From July 5, 2022 to July 23, 2023, an exhibition reconstructs the construction sites set up to build the temples of Selinunte, tracing descriptions from ancient sources including early sketches by Grand Tour travelers. Ars Aedificandi. The Building Site in the Classical World, this is the title of the exhibition, is produced and organized by MondoMostre in collaboration with the Archaeological Park of Selinunte, Cave di Cusa and Pantelleria, and promoted by the Sicilian Region, Department of Cultural Heritage and Sicilian Identity.
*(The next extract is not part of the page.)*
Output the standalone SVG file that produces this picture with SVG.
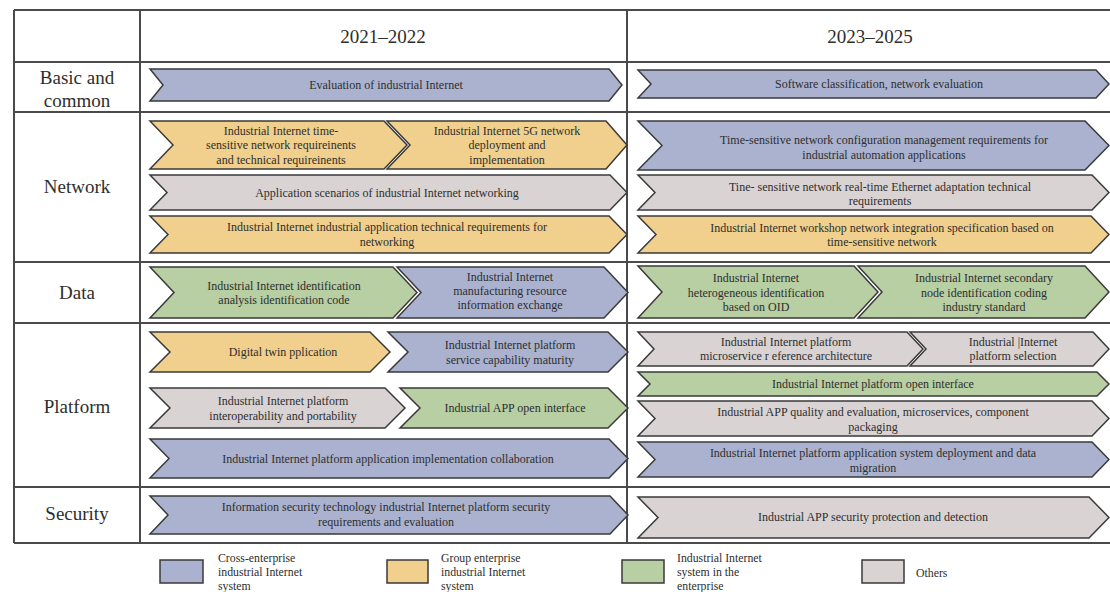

The exhibition can be visited between the Selinunte Archaeological Park and the Caves of Cusa and is intended to be an evocative journey aimed at understanding the construction process: starting from where the stones were excavated at the Caves of Cusa (named after the baron who owned the area, active since the sixth century B.C. and abandoned when Hannibal’s army was sighted) to the places where the temples were raised with a display of cranes and construction machines in 1:1 scale.
Curated by Alessandro Carlino and Bernardo Agrò, the exhibition was created with the intention of engaging the public in understanding the techniques and processes that were carried out in ancient times to erect the temples of Selinunte through a 1:1 scale reconstruction of a real construction site. Ten machines including a crane, wagons and sleds for transporting stone material; measuring instruments such as the corobate, or a Roman instrument that was used to measure the slope of the ground, have been reconstructed life-size on the eastern hill and the Acropolis.
“Knowing machines, techniques and construction systems used in antiquity to build temples is a great opportunity to better understand the origin of the monumental heritage that has been handed down to us from the past and that our archaeological parks guard,” commented the councillor of Cultural Heritage and Sicilian Identity, Alberto Samonà. “The Selinunte exhibition makes us understand, with the support of faithful reconstructions of machinery, how the great temples arose, bringing visitors and especially young people closer to the discovery and understanding of the construction techniques and procedures of the past.” “An exhibition of high educational value that we hope can be visited by many schools,” says Selinunte Archaeological Park director Felice Crescente, “a way to discover how temples were born but above all the enormous work of those who worked on them.”
“The building sites of the ancient world were true small prolific cities formed by specialized workers,” explained Alessandro Carlino, “and we have reconstructed the route of the so-called ’rocchi’ from the quarries, eleven kilometers from Selinunte, to the Archaeological Park, where the machines are positioned on a 1:1 scale.”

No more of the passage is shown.